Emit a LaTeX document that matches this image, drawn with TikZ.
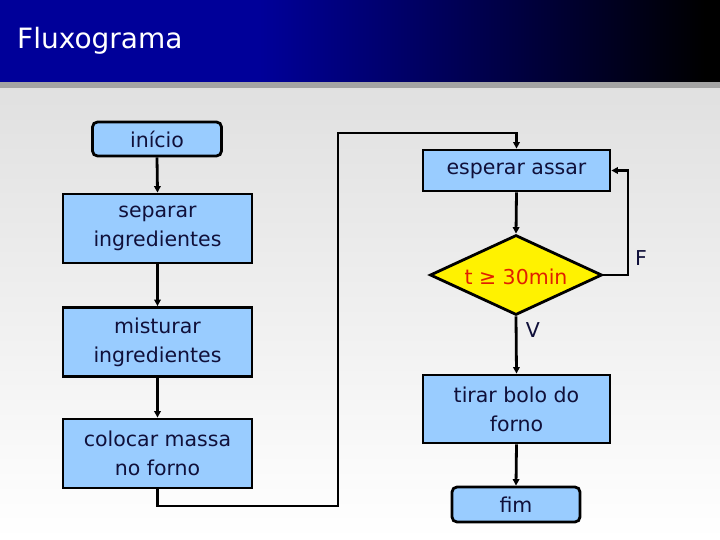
\documentclass[tikz,border=0pt]{standalone}
\usepackage{fontspec}
\setmainfont{DejaVu Sans}
\usetikzlibrary{shapes.geometric,arrows.meta}
\definecolor{titleblue}{HTML}{000099}
\definecolor{boxblue}{HTML}{99CCFF}
\definecolor{txt}{HTML}{10103A}
\definecolor{condred}{HTML}{E02000}
\begin{document}
\begin{tikzpicture}[x=1pt,y=-1pt,
  every node/.style={font=\fontsize{20.5}{29}\selectfont, text=txt, align=center, inner sep=0pt},
  procbox/.style={draw=black, line width=2.8pt, fill=boxblue},
  termbox/.style={procbox, rounded corners=5pt},
  decbox/.style={draw=black, line width=2.8pt, fill=yellow, diamond, minimum width=172pt, minimum height=80pt},
  conn/.style={line width=2.8pt, draw=black, -{Triangle[length=6.5pt,width=6.5pt]}}]
\useasboundingbox (0,0) rectangle (720,540);
% background
\shade[top color=black!12, bottom color=white] (0,88) rectangle (720,540);
\fill[titleblue] (0,0) rectangle (260,82);
\shade[left color=titleblue, right color=black] (259.5,0) rectangle (705,82);
\fill[black] (704.5,0) rectangle (720,82);
\fill[black!36] (0,82) rectangle (720,88);
\node[anchor=west, text=white, font=\fontsize{28}{32}\selectfont] (title) at (17,41) {Fluxograma};
% nodes
\node[termbox, minimum width=129pt, minimum height=34pt] (inicio) at (157,139) {início};
\node[procbox, minimum width=189pt, minimum height=69pt] (separar) at (157.5,228.5) {separar\\ingredientes};
\node[procbox, minimum width=189pt, minimum height=69pt] (misturar) at (157.5,342) {misturar\\ingredientes};
\node[procbox, minimum width=189pt, minimum height=69pt] (colocar) at (157.5,453.5) {colocar massa\\no forno};
\node[procbox, minimum width=187pt, minimum height=41pt] (esperar) at (516.5,170.5) {esperar assar};
\node[decbox] (dec) at (516,275) {};
\node[text=condred] (declabel) at (516,277) {t ≥ 30min};
\node[procbox, minimum width=187pt, minimum height=68pt] (tirar) at (516.5,409) {tirar bolo do\\forno};
\node[termbox, minimum width=128pt, minimum height=35pt] (fim) at (516,504.5) {fim};
\node (F) at (641,258) {F};
\node (V) at (533,330) {V};
% coordinates
\coordinate (c1) at (338,506);
\coordinate (c2) at (338,133);
\coordinate (c3) at (628,275);
% connectors
\draw[conn] (inicio.south) -- (separar.north);
\draw[conn] (separar.south) -- (misturar.north);
\draw[conn] (misturar.south) -- (colocar.north);
\draw[conn] (colocar.south) |- (c1) -- (c2) -| (esperar.north);
\draw[conn] (esperar.south) -- (dec.north);
\draw[conn] (dec.east) -- (c3) |- (esperar.east);
\draw[conn] (dec.south) -- (tirar.north);
\draw[conn] (tirar.south) -- (fim.north);
\end{tikzpicture}
\end{document}
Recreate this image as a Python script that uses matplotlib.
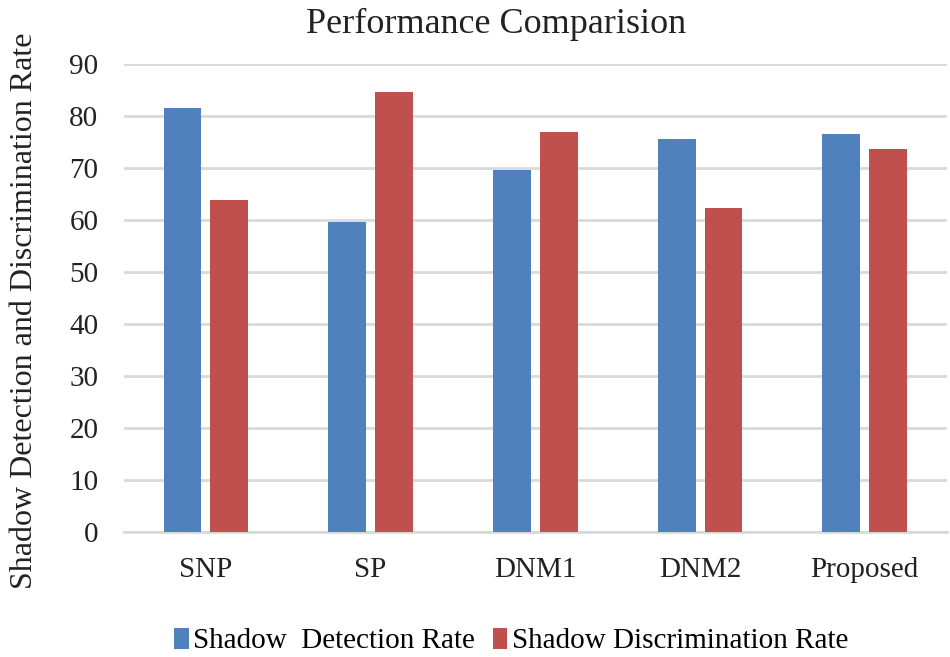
import numpy as np
import matplotlib
matplotlib.use("Agg")
import matplotlib.pyplot as plt

plt.rcParams["font.family"] = ["Liberation Serif", "DejaVu Serif"]

categories = ["SNP", "SP", "DNM1", "DNM2", "Proposed"]
detection_rate = [81.5, 59.6, 69.7, 75.6, 76.6]
discrimination_rate = [63.8, 84.6, 76.9, 62.3, 73.7]
yticks = [0, 10, 20, 30, 40, 50, 60, 70, 80, 90]

fig = plt.figure(figsize=(9.5, 6.57), dpi=100)
ax = fig.add_axes([0.13, 0.19, 0.867, 0.7126])

x = np.arange(len(categories))
width = 0.23
offset = 0.142
ax.bar(x - offset, detection_rate, width, color="#4F81BD", label="Shadow  Detection Rate", zorder=3)
ax.bar(x + offset, discrimination_rate, width, color="#C0504D", label="Shadow Discrimination Rate", zorder=3)

ax.set_xlim(-0.5, len(categories) - 0.5)
ax.set_ylim(0, 90)
ax.set_yticks(yticks)
ax.set_xticks(x)
ax.set_xticklabels(categories)
ax.tick_params(axis="both", length=0, labelsize=21, colors="#222222")
ax.tick_params(axis="x", pad=18)
ax.tick_params(axis="y", pad=18)
ax.yaxis.grid(True, color="#d9d9d9", linewidth=2, zorder=0)
for s in ["top", "right", "left"]:
    ax.spines[s].set_visible(False)
ax.spines["bottom"].set_color("#d9d9d9")
ax.spines["bottom"].set_linewidth(2)

ax.set_title("Performance Comparision", fontsize=26, pad=22, x=0.452, color="#222222")
ax.set_ylabel("Shadow Detection and Discrimination Rate", fontsize=23, labelpad=22, y=0.474,
              color="#222222")

fig.legend(loc="lower center", bbox_to_anchor=(0.538, -0.036), ncol=2, frameon=False,
           fontsize=21, handlelength=0.5, handleheight=0.75, handletextpad=0.15, columnspacing=0.6)

fig.savefig("out.png", dpi=100)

Set problem: Pull out each line of the records holding the string "this".

Output of the exercise:
Emit a LaTeX document that matches this image, drawn with TikZ.
Recreate this image as a Python script that uses matplotlib.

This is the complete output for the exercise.